1.基本関税 2.社会福祉課徴金 3.統合物品・サービス税(IGST)
4.GST補償税(GST Compensation Cess)
基本関税(Basic Custom Duty:BCD)
基本関税の税率は、輸入物品に応じて原則0~10%。ただし、一定の例外品目には、この範囲を超える高関税が課せられる。基本関税額は、基本関税率×評価額(Assessable Value)で計算される。評価額の計算は次のとおり。
評価額=FOB価格+a.輸送費+b.保険料+c.荷揚げ費用
・輸入地までの輸入品目の輸送費:当該費用が算出できない場合、FOB価格の20%。
・保険料:当該保険料が算出できない場合、FOB価格の1.125%。
・輸入品目に関する荷役費または手数料:当該費用が算出できない場合、(FOB価格+輸送費+保険料)× 1%。

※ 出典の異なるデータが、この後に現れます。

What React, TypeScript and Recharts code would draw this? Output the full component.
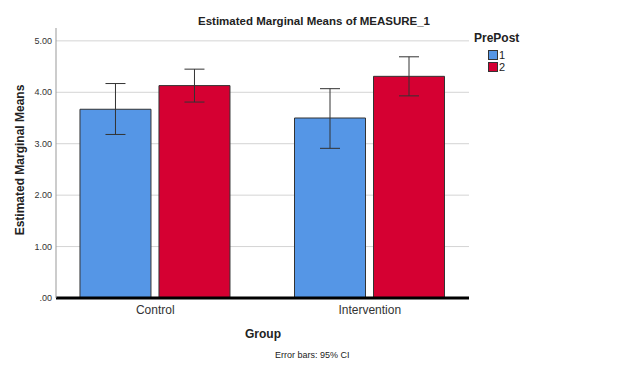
import React from 'react';
import { BarChart, Bar, XAxis, YAxis, CartesianGrid, ErrorBar } from 'recharts';

const groups = ['Control', 'Intervention'];
const prePostLevels = ['1', '2'];
const means1 = [3.67, 3.5];
const means2 = [4.13, 4.31];
const ciLow1 = [3.18, 2.91];
const ciHigh1 = [4.17, 4.07];
const ciLow2 = [3.81, 3.93];
const ciHigh2 = [4.45, 4.69];
const yTicks = [0, 1, 2, 3, 4, 5];
const barColors = ['#5596e6', '#d50032'];

const data = groups.map((g, i) => ({
  pos: i,
  group: g,
  m1: means1[i],
  m2: means2[i],
  err1: [means1[i] - ciLow1[i], ciHigh1[i] - means1[i]],
  err2: [means2[i] - ciLow2[i], ciHigh2[i] - means2[i]],
}));

const fmtY = (v: number) => (v === 0 ? '.00' : v.toFixed(2));

const LegendBox = () => (
  <div style={{ position: 'absolute', left: 474, top: 31, color: '#222' }}>
    <div style={{ fontWeight: 'bold', fontSize: 12, marginBottom: 4 }}>PrePost</div>
    {prePostLevels.map((lv, i) => (
      <div key={lv} style={{ display: 'flex', alignItems: 'center', marginLeft: 14, height: 12 }}>
        <span
          style={{
            display: 'inline-block',
            width: 8,
            height: 8,
            background: barColors[i],
            border: '1px solid #333',
          }}
        />
        <span style={{ fontSize: 11, marginLeft: 1 }}>{lv}</span>
      </div>
    ))}
  </div>
);

const App: React.FC = () => {
  return (
    <div
      style={{
        position: 'absolute',
        left: 0,
        top: 0,
        width: 628,
        height: 371,
        background: '#fff',
        fontFamily: 'Liberation Sans, Arial, sans-serif',
      }}
    >
      <BarChart
        width={628}
        height={371}
        data={data}
        margin={{ top: 28, right: 159, bottom: 43, left: 0 }}
        barGap={8}
        style={{ position: 'absolute', left: 0, top: 0 }}
      >
        <CartesianGrid vertical={false} horizontalValues={yTicks} stroke="#d4d4d4" />
        <XAxis
          type="number"
          dataKey="pos"
          domain={[-0.4626, 1.4626]}
          ticks={[0, 1]}
          interval={0}
          tickFormatter={(v: number) => groups[v] ?? ''}
          axisLine={{ stroke: '#000', strokeWidth: 3 }}
          tickLine={false}
          tickSize={0}
          tickMargin={7}
          tick={{ fontSize: 12, fill: '#333' }}
          height={30}
          allowDataOverflow
        />
        <YAxis
          domain={[0, 5.25]}
          ticks={yTicks}
          tickFormatter={fmtY}
          width={56}
          axisLine={{ stroke: '#999' }}
          tickLine={false}
          tickSize={0}
          tickMargin={4}
          tick={{ fontSize: 9, fill: '#333' }}
          allowDataOverflow
        />
        <Bar dataKey="m1" name={prePostLevels[0]} fill={barColors[0]} stroke="#333" strokeWidth={1} barSize={71} isAnimationActive={false}>
          <ErrorBar dataKey="err1" width={10} stroke="#333" strokeWidth={1} direction="y" />
        </Bar>
        <Bar dataKey="m2" name={prePostLevels[1]} fill={barColors[1]} stroke="#333" strokeWidth={1} barSize={71} isAnimationActive={false}>
          <ErrorBar dataKey="err2" width={10} stroke="#333" strokeWidth={1} direction="y" />
        </Bar>
      </BarChart>
      <div
        style={{
          position: 'absolute',
          left: 314,
          top: 21,
          transform: 'translate(-50%, -50%)',
          fontWeight: 'bold',
          fontSize: 11.5,
          whiteSpace: 'nowrap',
          color: '#222',
        }}
      >
        Estimated Marginal Means of MEASURE_1
      </div>
      <div
        style={{
          position: 'absolute',
          left: 20,
          top: 160,
          transform: 'translate(-50%, -50%) rotate(-90deg)',
          fontWeight: 'bold',
          fontSize: 12,
          whiteSpace: 'nowrap',
          color: '#222',
        }}
      >
        Estimated Marginal Means
      </div>
      <div
        style={{
          position: 'absolute',
          left: 263,
          top: 334,
          transform: 'translate(-50%, -50%)',
          fontWeight: 'bold',
          fontSize: 12,
          color: '#222',
        }}
      >
        Group
      </div>
      <div
        style={{
          position: 'absolute',
          left: 275,
          top: 350,
          fontSize: 9,
          whiteSpace: 'nowrap',
          color: '#222',
        }}
      >
        Error bars: 95% CI
      </div>
      <LegendBox />
    </div>
  );
};

export default App;
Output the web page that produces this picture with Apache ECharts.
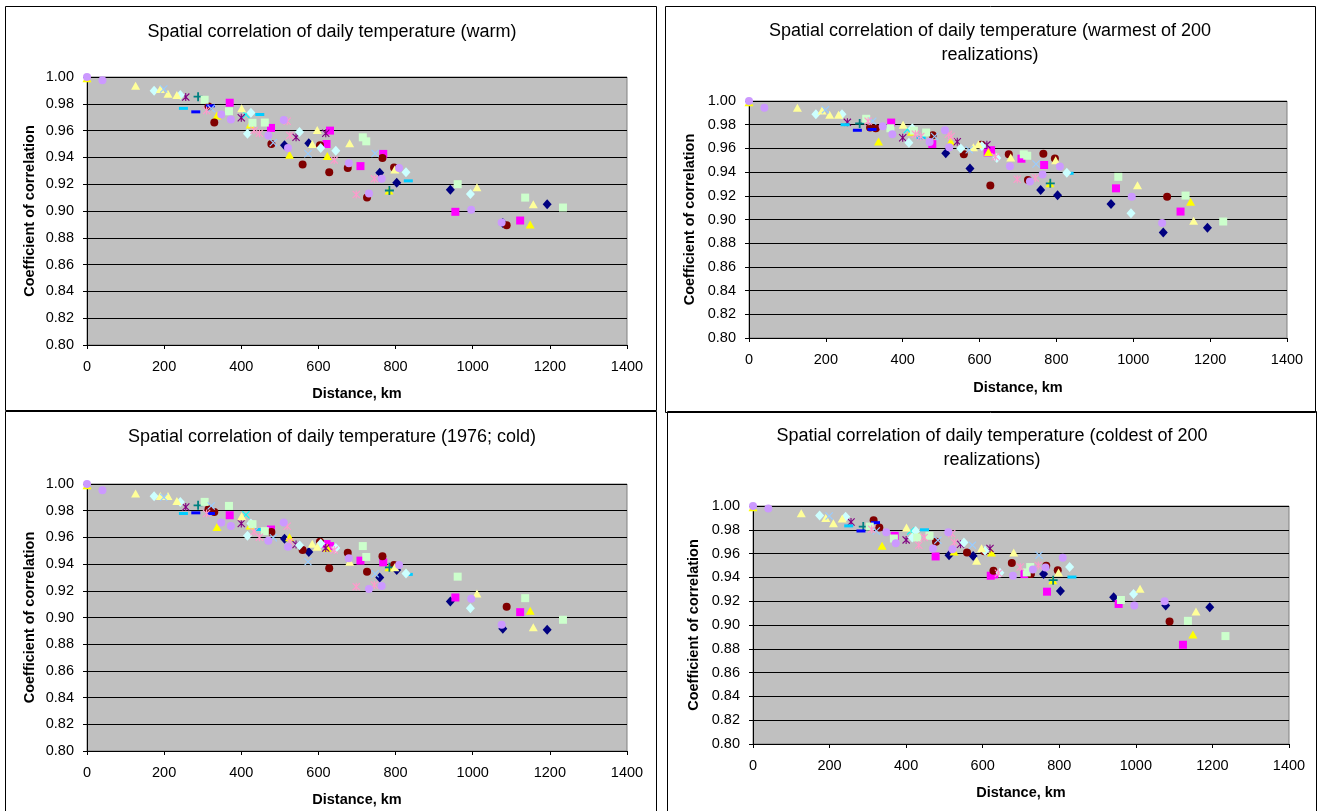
<!DOCTYPE html>
<html>
<head>
<meta charset="utf-8">
<script src="https://cdn.jsdelivr.net/npm/echarts@6/dist/echarts.min.js"></script>
<style>
html,body{margin:0;padding:0;background:#fff;}
#main{width:1318px;height:811px;}
</style>
</head>
<body>
<div id="main"></div>
<script>
// ---------------- DATA ----------------
const chartTitles = [
  'Spatial correlation of daily temperature (warm)',
  'Spatial correlation of daily temperature (warmest of 200\nrealizations)',
  'Spatial correlation of daily temperature (1976; cold)',
  'Spatial correlation of daily temperature (coldest of 200\nrealizations)'
];
const xAxisTitle = 'Distance, km';
const yAxisTitle = 'Coefficient of correlation';
const stationNames = ['Station 1','Station 2','Station 3','Station 4','Station 5','Station 6','Station 7','Station 8',
  'Station 9','Station 10','Station 11','Station 12','Station 13','Station 14','Station 15'];

// distance of each station pair (km)
const distKm = [0,0,40,126,174,190,199,210,233,242,250,256,282,288,305,310,315,320,322,330,
  337,348,368,370,373,400,401,412,416,423,425,429,433,447,448,461,470,477,478,483,
  510,512,519,521,525,526,542,551,559,573,575,584,597,604,606,619,621,623,628,630,
  641,645,676,679,681,698,709,715,724,726,731,745,747,759,764,766,768,783,784,796,
  798,803,809,827,833,942,955,961,994,996,1011,1075,1078,1088,1123,1136,1149,1157,1193,1234];
// which station (series) each pair belongs to
const pairStation = [14,2,14,11,9,11,12,11,11,9,8,4,7,6,10,13,5,7,12,5,
  2,14,10,1,14,4,11,3,9,2,9,10,13,13,8,10,14,1,5,12,
  14,0,13,14,2,13,4,9,5,12,0,11,11,5,9,4,1,2,5,1,
  13,9,5,14,11,13,1,10,10,5,14,13,12,0,14,5,1,2,6,5,
  11,0,14,9,8,0,1,10,9,14,11,14,0,5,1,10,2,11,0,10];

const corrWarm = [1.000,0.999,0.9975,0.9935,0.9898,0.991,0.991,0.9875,0.9865,0.9865,
  0.9766,0.985,0.974,0.9853,0.983,0.975,0.978,0.9785,0.9765,0.966,
  0.9713,0.972,0.9744,0.9808,0.9683,0.9696,0.9766,0.972,0.9577,0.9645,
  0.9733,0.9658,0.960,0.958,0.972,0.966,0.9564,0.962,0.950,0.951,
  0.968,0.949,0.967,0.947,0.942,0.9564,0.955,0.959,0.9347,0.9427,
  0.9506,0.950,0.9605,0.949,0.947,0.958,0.950,0.941,0.929,0.960,
  0.938,0.945,0.932,0.9357,0.9506,0.9123,0.9335,0.955,0.952,0.910,
  0.913,0.924,0.943,0.9285,0.924,0.9395,0.9426,0.9153,0.9153,0.9325,
  0.931,0.921,0.932,0.929,0.9225,0.9158,0.8994,0.920,0.9126,0.901,
  0.9178,0.8915,0.891,0.8894,0.8929,0.910,0.890,0.905,0.905,0.9026];

const corrWarmest = [1.000,0.999,0.9944,0.9944,0.9888,0.992,0.9927,0.9885,0.9885,0.9888,
  0.980,0.982,0.9753,0.981,0.985,0.983,0.9776,0.976,0.983,0.977,
  0.9658,0.9787,0.977,0.9818,0.972,0.969,0.980,0.976,0.9647,0.974,
  0.977,0.975,0.972,0.970,0.969,0.9734,0.9655,0.9636,0.971,0.970,
  0.9754,0.956,0.972,0.961,0.9658,0.970,0.9656,0.960,0.955,0.9588,
  0.943,0.961,0.9636,0.963,0.962,0.963,0.9566,0.957,0.9286,0.9585,
  0.953,0.952,0.955,0.945,0.9524,0.934,0.9513,0.955,0.9538,0.9333,
  0.932,0.935,0.9468,0.925,0.938,0.9555,0.946,0.9305,0.9305,0.9515,
  0.950,0.9204,0.9448,0.9395,0.939,0.913,0.9263,0.936,0.9053,0.9193,
  0.929,0.897,0.889,0.9193,0.9067,0.9202,0.915,0.899,0.893,0.8983];

const corrCold1976 = [1.000,0.999,0.9953,0.9928,0.9908,0.991,0.990,0.991,0.9873,0.9866,
  0.9779,0.9828,0.9784,0.984,0.9866,0.9779,0.981,0.9779,0.9836,0.979,
  0.9677,0.9711,0.9836,0.9766,0.9686,0.9704,0.9759,0.977,0.9612,0.969,
  0.9705,0.9699,0.9642,0.9602,0.9659,0.9647,0.9575,0.9659,0.964,0.9597,
  0.9711,0.959,0.9684,0.953,0.9602,0.9567,0.9547,0.9542,0.9505,0.9418,
  0.949,0.9552,0.953,0.9567,0.9555,0.952,0.955,0.9522,0.9368,0.9535,
  0.9505,0.952,0.9485,0.9443,0.9418,0.9231,0.9426,0.9535,0.9453,0.9343,
  0.9214,0.9243,0.9328,0.930,0.9236,0.9458,0.9413,0.9376,0.9376,0.9393,
  0.9376,0.9356,0.9393,0.933,0.9323,0.912,0.915,0.9306,0.907,0.914,
  0.918,0.8945,0.8915,0.908,0.904,0.9145,0.905,0.8927,0.8908,0.8983];

const corrColdest = [1.000,0.999,0.9978,0.9939,0.992,0.990,0.9916,0.9855,0.9894,0.991,
  0.9833,0.9866,0.979,0.9827,0.9827,0.9805,0.988,0.986,0.979,0.9819,
  0.9665,0.978,0.9727,0.9749,0.9688,0.9715,0.9819,0.979,0.9735,0.979,
  0.979,0.9735,0.967,0.9735,0.980,0.975,0.9643,0.9576,0.970,0.9713,
  0.978,0.9587,0.9768,0.9637,0.9618,0.9693,0.9679,0.9693,0.961,0.9671,
  0.958,0.954,0.9646,0.962,0.9623,0.9643,0.9414,0.961,0.9456,0.9425,
  0.9435,0.944,0.952,0.9414,0.961,0.9487,0.9428,0.9442,0.9487,0.9428,
  0.9466,0.950,0.9587,0.9428,0.9484,0.9498,0.928,0.9377,0.9377,0.946,
  0.9442,0.9286,0.9565,0.9487,0.9403,0.9233,0.9177,0.921,0.926,0.9163,
  0.9305,0.920,0.9163,0.903,0.8834,0.9035,0.892,0.9113,0.915,0.8907];

const xMin = 0, xMax = 1400, xStep = 200;
const yMin = 0.80, yMax = 1.00, yStep = 0.02;

// ---------------- STYLE ----------------
const FONT = 'Liberation Sans, Arial, sans-serif';
const stationColors = ['#000080','#FF00FF','#FFFF00','#00FFFF','#800080','#800000','#008080','#0000FF',
  '#00CCFF','#CCFFFF','#CCFFCC','#FFFF99','#99CCFF','#FF99CC','#CC99FF'];
const P_X = 'path://M0,1L1,0L5,4L9,0L10,1L6,5L10,9L9,10L5,6L1,10L0,9L4,5Z';
const P_STAR = 'path://M0,1L1,0L5,4L9,0L10,1L6,5L10,9L9,10L5,6L1,10L0,9L4,5Z M4.3,0H5.7V10H4.3Z';
const P_PLUS = 'path://M4,0H6V4H10V6H6V10H4V6H0V4H4Z';
const P_DASH = 'path://M0,0H10V3H0Z';
const stationSymbols = ['diamond','rect','triangle',P_X,P_STAR,'circle',P_PLUS,P_DASH,P_DASH,
  'diamond','rect','triangle',P_X,P_STAR,'circle'];
const stationSizes = [[9,10],[8,8],[9,8],[8,8],[8,8],[8,8],[9,9],[9,3],[9,3],[9,10],[8,8],[9,8],[8,8],[8,8],[8,8]];

const panels = [
  {grid:{left:87, top:77, width:540, height:268}, title:{x:332, y:20}, yGap:50, xGap:41, values:corrWarm},
  {grid:{left:749, top:101, width:538, height:237}, title:{x:990, y:19}, yGap:52, xGap:42, values:corrWarmest},
  {grid:{left:87, top:484, width:540, height:267}, title:{x:332, y:425}, yGap:50, xGap:41, values:corrCold1976},
  {grid:{left:753, top:506, width:536, height:238}, title:{x:992, y:424}, yGap:52, xGap:41, values:corrColdest}
];
const frames = [
  {x:5.5, y:6.5, w:651, h:404},
  {x:665.5, y:6.5, w:650, h:406},
  {x:5.5, y:411.5, w:651, h:410},
  {x:667.5, y:411.5, w:649, h:410}
];

const option = {
  animation:false,
  backgroundColor:'#ffffff',
  title:[], grid:[], xAxis:[], yAxis:[], series:[],
  graphic: frames.map(f => ({type:'rect', silent:true, z:100,
    shape:{x:f.x, y:f.y, width:f.w, height:f.h},
    style:{fill:'none', stroke:'#000', lineWidth:1}}))
};

panels.forEach((p, gi) => {
  option.title.push({
    text: chartTitles[gi], left: p.title.x, top: p.title.y, textAlign:'center', padding:0,
    textStyle:{fontFamily:FONT, fontSize:18, fontWeight:'normal', color:'#000', lineHeight:24}
  });
  option.grid.push(Object.assign({show:true, backgroundColor:'#C0C0C0', borderColor:'#808080', borderWidth:1}, p.grid));
  option.xAxis.push({
    gridIndex:gi, type:'value', min:xMin, max:xMax, interval:xStep,
    name:xAxisTitle, nameLocation:'middle', nameGap:p.xGap,
    nameTextStyle:{fontFamily:FONT, fontSize:14.5, fontWeight:'bold', color:'#000'},
    axisLine:{show:true, onZero:false, lineStyle:{color:'#000', width:1}},
    axisTick:{show:true, length:4, lineStyle:{color:'#000'}},
    axisLabel:{fontFamily:FONT, fontSize:14.5, color:'#000', margin:14, formatter:v => String(v)},
    splitLine:{show:false}
  });
  option.yAxis.push({
    gridIndex:gi, type:'value', min:yMin, max:yMax, interval:yStep,
    name:yAxisTitle, nameLocation:'middle', nameGap:p.yGap,
    nameTextStyle:{fontFamily:FONT, fontSize:14.5, fontWeight:'bold', color:'#000'},
    axisLine:{show:true, onZero:false, lineStyle:{color:'#000', width:1}},
    axisTick:{show:true, length:4, lineStyle:{color:'#000'}},
    axisLabel:{fontFamily:FONT, fontSize:14.5, color:'#000', margin:13, formatter:v => v.toFixed(2)},
    splitLine:{show:true, lineStyle:{color:'#000', width:1}}
  });
  stationNames.forEach((name, si) => {
    const data = [];
    distKm.forEach((d, k) => { if (pairStation[k] === si) data.push([d, p.values[k]]); });
    option.series.push({
      type:'scatter', name:name, xAxisIndex:gi, yAxisIndex:gi, data:data,
      symbol:stationSymbols[si], symbolSize:stationSizes[si],
      itemStyle:{color:stationColors[si], opacity:1},
      z: 2 + si * 0.01
    });
  });
});

const chart = echarts.init(document.getElementById('main'), null, {renderer:'canvas'});
chart.setOption(option);
</script>
</body>
</html>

社会福祉課徴金(Social Welfare Surcharge)
基本関税に10%、特定の物品に対しては3%の関税が課せられる。
農業インフラ・開発目的税(Agriculture Infrastructure and Development Cess:AIDC)
1975年関税率法第一附則に規定された物品に対して課されるのが農業インフラ・開発目的税(AIDC)。基本関税と同様の取引額に基づいて計算され、様々な項目における特定の商品に対して2.5~100%の税率が適用されるが、AIDCは基本関税率を超えない税率で課されることになっている。
統合物品・サービス税(Integrated Goods and Services Tax:IGST)
基本関税と社会福祉課徴金に加え、〔2017年IGST法第5条〕に基づき、IGSTが課せられる。現在、IGSTの税率は輸入品目によって0~28%(最高税率40%)。また、豆類、野菜、食肉、手織物、新聞、書籍など一定のIGST免税対象物品も規定している。
物品・サービス補償税(GST Compensation Cess)
物品・サービス(GST)補償税はタバコ、炭酸水、高級車等特別な嗜好品などに対して、規定の税率に基づき課税される。しかし、GST対象外の原油、高速ディーゼル、ガソリン、天然ガス、航空タービン燃料、人が消費するアルコールに対しては、IGSTおよびGST補償税の課税に替えて、旧法の相殺関税(CVD)、追加関税(ADC)・特別追加関税(SAD)が引き続き課税される。一方、GST補償税が適用となる物品の利用許諾権または所有権などの譲渡の一定のサービスに対しては、GST補償税が適用される。